First detailed multi-instrument analysis of IGR J17451-3022's outburst, identifying eclipses, dips, and estimating its orbital period.

Findings

Source remained soft during the outburst.

Detected partial and rectangular X-ray eclipses.

Estimated orbital period at approximately 6.3 hours.

Abstract

In this paper, we report on the available X-ray data collected by INTEGRAL, Swift, and XMM-Newton during the first outburst of the INTEGRAL transient IGR J17451-3022, discovered in 2014 August. The monitoring observations provided by the JEM-X instruments on-board INTEGRAL and the Swift/XRT showed that the event lasted for about 9 months and that the emission of the source remained soft for the entire period.
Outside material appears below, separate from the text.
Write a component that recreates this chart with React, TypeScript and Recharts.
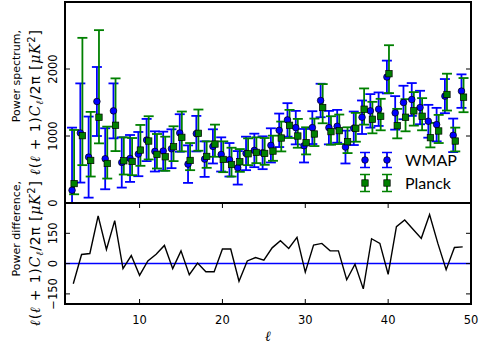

The source emission is dominated by a thermal component (kT~1.2 keV), most likely produced by an accretion disk. The XMM-Newton observation carried out during the outburst revealed the presence of multiple absorption features in the soft X-ray emission that could be associated to the presence of an ionized absorber lying above the accretion disk, as observed in many high-inclination low mass X-ray binaries. The XMM-Newton data also revealed the presence of partial and rectangular X-ray eclipses (lasting about 820 s), together with dips. The latter can be associated with increases in the overall absorption column density in the direction of the source. The detection of two consecutive X-ray eclipses in the XMM-Newton data allowed us to estimate the source orbital period at 22620.5(-1.8,+2.0) s (1{\sigma} c.l.).